For much of last year, U.S. Energy Secretary Rick Perry pursued a plan that, in essence, would prop up the financially challenged U.S. coal and nuclear industries. His proposal, submitted to the Federal Energy Regulatory Commission last fall, provided financial subsidies to electric-generation plants that kept 90 days of fuel onsite. Natural-gas plants are supplied continuously via pipelines, and renewable-energy sources have no "fuel" on site, so that helped only plants powered by coal or nuclear energy.

On Monday, Perry's plan was unanimously rejected by FERC. Its decision is binding and cannot be appealed. The commission's reasoning was that giving government-backed financial advantages to specific types of generation plants would interfere with natural competition on cost among numerous sources of electricity. In other words, it would distort the free market . . . .

Not only wind and solar trade groups but also natural-gas and oil-industry advocates joined together against the Perry proposal.

As The Washington Post noted on Monday, four of the five FERC commissioners who voted unanimously against the plan had been appointed by Trump. . . .
 
This is easy.

Fire the current FERC members;
Bring in even *more* moronic members
Submit the bail-out again
 
Two questions:

Does a solar farm qualify as storing its fuel on site?

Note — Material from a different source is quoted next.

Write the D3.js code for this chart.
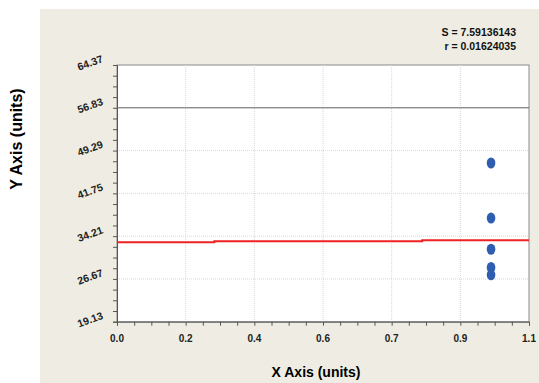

Is the oxidizer required for combustion of fossil fuels considered part of the "fuel"?
 
LTLFTcomposite said:
Two questions:

Does a solar farm qualify as storing its fuel on site?

It's really hard (although not technically impossible) to "store" a photon. Solar farms' fuel is streamed in continuously.

LTLFTcomposite said:
Is the oxidizer required for combustion of fossil fuels considered part of the "fuel"?

No, the oxidizer is not typically considered part of the fuel. But even if it were, it is more accurate to say that it is "stored on site" than for a solar farm.

In the end, both of these are scientific answers to scientific questions. IOW, they are moot since this administration does not want its policies to be affected in any way by actual science.